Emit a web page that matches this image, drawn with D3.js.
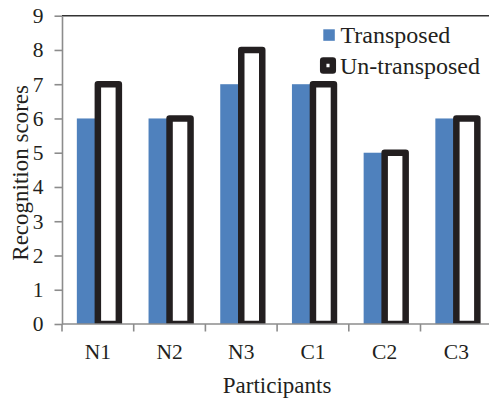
<!DOCTYPE html>
<html>
<head>
<meta charset="utf-8">
<script src="https://cdn.jsdelivr.net/npm/d3@7"></script>
<style>
  html, body { margin: 0; padding: 0; background: #fff; }
  svg { display: block; }
</style>
</head>
<body>
<svg id="chart" width="489" height="401"></svg>
<script>
// Recognition scores per participant
const participants = ["N1", "N2", "N3", "C1", "C2", "C3"];
const transposed   = [6, 6, 7, 7, 5, 6];
const untransposed = [7, 6, 8, 7, 5, 6];
const yTicks = [0, 1, 2, 3, 4, 5, 6, 7, 8, 9];
const seriesNames = ["Transposed", "Un-transposed"];

const blue = "#4f81bd";
const ink = "#231f20";
const axisGrey = "#8c8c8c";
const serif = '"Liberation Serif"';

const svg = d3.select("#chart");
const plot = { left: 62, right: 492.2, top: 15.7, bottom: 324 };

const y = d3.scaleLinear().domain([0, 9]).range([plot.bottom, plot.top]);

// category bands; the two bars fill the middle of each band
const groupPad = 0.414;
const x0 = d3.scaleBand().domain(participants)
  .range([plot.left, plot.right])
  .paddingInner(groupPad).paddingOuter(groupPad / 2);
const x1 = d3.scaleBand().domain(seriesNames).range([0, x0.bandwidth()]);

function label(sel, size) {
  sel.attr("font-family", null)
    .style("font-family", serif).style("font-size", size + "px").style("fill", ink);
}

// clip so the thick outlines stop at the baseline
svg.append("defs").append("clipPath").attr("id", "plotClip")
  .append("rect")
  .attr("x", plot.left).attr("y", 0)
  .attr("width", 489 - plot.left).attr("height", plot.bottom);

// top frame line
svg.append("line")
  .attr("x1", plot.left).attr("x2", 489)
  .attr("y1", y(9)).attr("y2", y(9))
  .attr("stroke", "#333").attr("stroke-width", 1.4);

const bars = svg.append("g").attr("clip-path", "url(#plotClip)");

bars.selectAll("rect.tr")
  .data(participants.map((p, i) => ({ p, v: transposed[i] })))
  .join("rect").attr("class", "tr")
  .attr("x", d => x0(d.p) + x1("Transposed"))
  .attr("width", x1.bandwidth())
  .attr("y", d => y(d.v))
  .attr("height", d => y(0) - y(d.v))
  .attr("fill", blue);

bars.selectAll("rect.un")
  .data(participants.map((p, i) => ({ p, v: untransposed[i] })))
  .join("rect").attr("class", "un")
  .attr("x", d => x0(d.p) + x1("Un-transposed"))
  .attr("width", x1.bandwidth())
  .attr("y", d => y(d.v))
  .attr("height", d => y(0) - y(d.v))
  .attr("fill", "#fff")
  .attr("stroke", ink)
  .attr("stroke-width", 6.5)
  .attr("stroke-linejoin", "round");

// y axis
const yAxis = svg.append("g")
  .attr("transform", `translate(${plot.left},0)`)
  .call(d3.axisLeft(y).tickValues(yTicks).tickFormat(d3.format("d"))
    .tickSize(7.5).tickPadding(11).tickSizeOuter(0))
  .call(label, 21.5);
yAxis.select(".domain").attr("stroke", axisGrey).attr("stroke-width", 1.6);
yAxis.selectAll(".tick line").attr("stroke", axisGrey).attr("stroke-width", 1.6);
yAxis.selectAll(".tick text").call(label, 21.5);

// x axis: labels centred on each category, ticks on the band edges
const xAxis = svg.append("g")
  .attr("transform", `translate(0,${plot.bottom})`)
  .call(d3.axisBottom(x0).tickSize(0).tickPadding(20).tickSizeOuter(0))
  .call(label, 21.5);
xAxis.select(".domain").remove();
xAxis.selectAll(".tick text").call(label, 21.5);

const edges = d3.range(participants.length + 1)
  .map(i => plot.left + i * x0.step());
xAxis.selectAll("line.edge").data(edges).join("line")
  .attr("class", "edge")
  .attr("x1", d => d).attr("x2", d => d)
  .attr("y1", 0).attr("y2", 7.5)
  .attr("stroke", axisGrey).attr("stroke-width", 1.6);
xAxis.append("line")
  .attr("x1", plot.left).attr("x2", 489)
  .attr("y1", 0).attr("y2", 0)
  .attr("stroke", axisGrey).attr("stroke-width", 1.6);

// axis titles
svg.append("text")
  .attr("x", (plot.left + plot.right) / 2).attr("y", 393)
  .attr("text-anchor", "middle")
  .call(label, 23)
  .text("Participants");
svg.append("text")
  .attr("transform", `translate(28,${(plot.top + plot.bottom) / 2 + 3}) rotate(-90)`)
  .attr("text-anchor", "middle")
  .call(label, 23)
  .text("Recognition scores");

// legend
const legend = svg.append("g");
legend.append("rect")
  .attr("x", 323.3).attr("y", 29.3).attr("width", 11.5).attr("height", 11.5)
  .attr("fill", blue);
legend.append("text").attr("x", 340.5).attr("y", 42.5)
  .call(label, 24).text(seriesNames[0]);
legend.append("rect")
  .attr("x", 323.2).attr("y", 60.5).attr("width", 9.6).attr("height", 10)
  .attr("fill", "#fff").attr("stroke", ink)
  .attr("stroke-width", 6.5).attr("stroke-linejoin", "round");
legend.append("text").attr("x", 340).attr("y", 73.7)
  .call(label, 24).text(seriesNames[1]);
</script>
</body>
</html>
--------------------
### [Problem to solve]
Copy the material above in full and exactly, skipping pictures.

### [Task result]
Emit a web page that matches this image, drawn with D3.js.
<!DOCTYPE html>
<html>
<head>
<meta charset="utf-8">
<script src="https://cdn.jsdelivr.net/npm/d3@7"></script>
<style>
  html, body { margin: 0; padding: 0; background: #fff; }
  svg { display: block; }
</style>
</head>
<body>
<svg id="chart" width="489" height="401"></svg>
<script>
// Recognition scores per participant
const participants = ["N1", "N2", "N3", "C1", "C2", "C3"];
const transposed   = [6, 6, 7, 7, 5, 6];
const untransposed = [7, 6, 8, 7, 5, 6];
const yTicks = [0, 1, 2, 3, 4, 5, 6, 7, 8, 9];
const seriesNames = ["Transposed", "Un-transposed"];

const blue = "#4f81bd";
const ink = "#231f20";
const axisGrey = "#8c8c8c";
const serif = '"Liberation Serif"';

const svg = d3.select("#chart");
const plot = { left: 62, right: 492.2, top: 15.7, bottom: 324 };

const y = d3.scaleLinear().domain([0, 9]).range([plot.bottom, plot.top]);

// category bands; the two bars fill the middle of each band
const groupPad = 0.414;
const x0 = d3.scaleBand().domain(participants)
  .range([plot.left, plot.right])
  .paddingInner(groupPad).paddingOuter(groupPad / 2);
const x1 = d3.scaleBand().domain(seriesNames).range([0, x0.bandwidth()]);

function label(sel, size) {
  sel.attr("font-family", null)
    .style("font-family", serif).style("font-size", size + "px").style("fill", ink);
}

// clip so the thick outlines stop at the baseline
svg.append("defs").append("clipPath").attr("id", "plotClip")
  .append("rect")
  .attr("x", plot.left).attr("y", 0)
  .attr("width", 489 - plot.left).attr("height", plot.bottom);

// top frame line
svg.append("line")
  .attr("x1", plot.left).attr("x2", 489)
  .attr("y1", y(9)).attr("y2", y(9))
  .attr("stroke", "#333").attr("stroke-width", 1.4);

const bars = svg.append("g").attr("clip-path", "url(#plotClip)");

bars.selectAll("rect.tr")
  .data(participants.map((p, i) => ({ p, v: transposed[i] })))
  .join("rect").attr("class", "tr")
  .attr("x", d => x0(d.p) + x1("Transposed"))
  .attr("width", x1.bandwidth())
  .attr("y", d => y(d.v))
  .attr("height", d => y(0) - y(d.v))
  .attr("fill", blue);

bars.selectAll("rect.un")
  .data(participants.map((p, i) => ({ p, v: untransposed[i] })))
  .join("rect").attr("class", "un")
  .attr("x", d => x0(d.p) + x1("Un-transposed"))
  .attr("width", x1.bandwidth())
  .attr("y", d => y(d.v))
  .attr("height", d => y(0) - y(d.v))
  .attr("fill", "#fff")
  .attr("stroke", ink)
  .attr("stroke-width", 6.5)
  .attr("stroke-linejoin", "round");

// y axis
const yAxis = svg.append("g")
  .attr("transform", `translate(${plot.left},0)`)
  .call(d3.axisLeft(y).tickValues(yTicks).tickFormat(d3.format("d"))
    .tickSize(7.5).tickPadding(11).tickSizeOuter(0))
  .call(label, 21.5);
yAxis.select(".domain").attr("stroke", axisGrey).attr("stroke-width", 1.6);
yAxis.selectAll(".tick line").attr("stroke", axisGrey).attr("stroke-width", 1.6);
yAxis.selectAll(".tick text").call(label, 21.5);

// x axis: labels centred on each category, ticks on the band edges
const xAxis = svg.append("g")
  .attr("transform", `translate(0,${plot.bottom})`)
  .call(d3.axisBottom(x0).tickSize(0).tickPadding(20).tickSizeOuter(0))
  .call(label, 21.5);
xAxis.select(".domain").remove();
xAxis.selectAll(".tick text").call(label, 21.5);

const edges = d3.range(participants.length + 1)
  .map(i => plot.left + i * x0.step());
xAxis.selectAll("line.edge").data(edges).join("line")
  .attr("class", "edge")
  .attr("x1", d => d).attr("x2", d => d)
  .attr("y1", 0).attr("y2", 7.5)
  .attr("stroke", axisGrey).attr("stroke-width", 1.6);
xAxis.append("line")
  .attr("x1", plot.left).attr("x2", 489)
  .attr("y1", 0).attr("y2", 0)
  .attr("stroke", axisGrey).attr("stroke-width", 1.6);

// axis titles
svg.append("text")
  .attr("x", (plot.left + plot.right) / 2).attr("y", 393)
  .attr("text-anchor", "middle")
  .call(label, 23)
  .text("Participants");
svg.append("text")
  .attr("transform", `translate(28,${(plot.top + plot.bottom) / 2 + 3}) rotate(-90)`)
  .attr("text-anchor", "middle")
  .call(label, 23)
  .text("Recognition scores");

// legend
const legend = svg.append("g");
legend.append("rect")
  .attr("x", 323.3).attr("y", 29.3).attr("width", 11.5).attr("height", 11.5)
  .attr("fill", blue);
legend.append("text").attr("x", 340.5).attr("y", 42.5)
  .call(label, 24).text(seriesNames[0]);
legend.append("rect")
  .attr("x", 323.2).attr("y", 60.5).attr("width", 9.6).attr("height", 10)
  .attr("fill", "#fff").attr("stroke", ink)
  .attr("stroke-width", 6.5).attr("stroke-linejoin", "round");
legend.append("text").attr("x", 340).attr("y", 73.7)
  .call(label, 24).text(seriesNames[1]);
</script>
</body>
</html>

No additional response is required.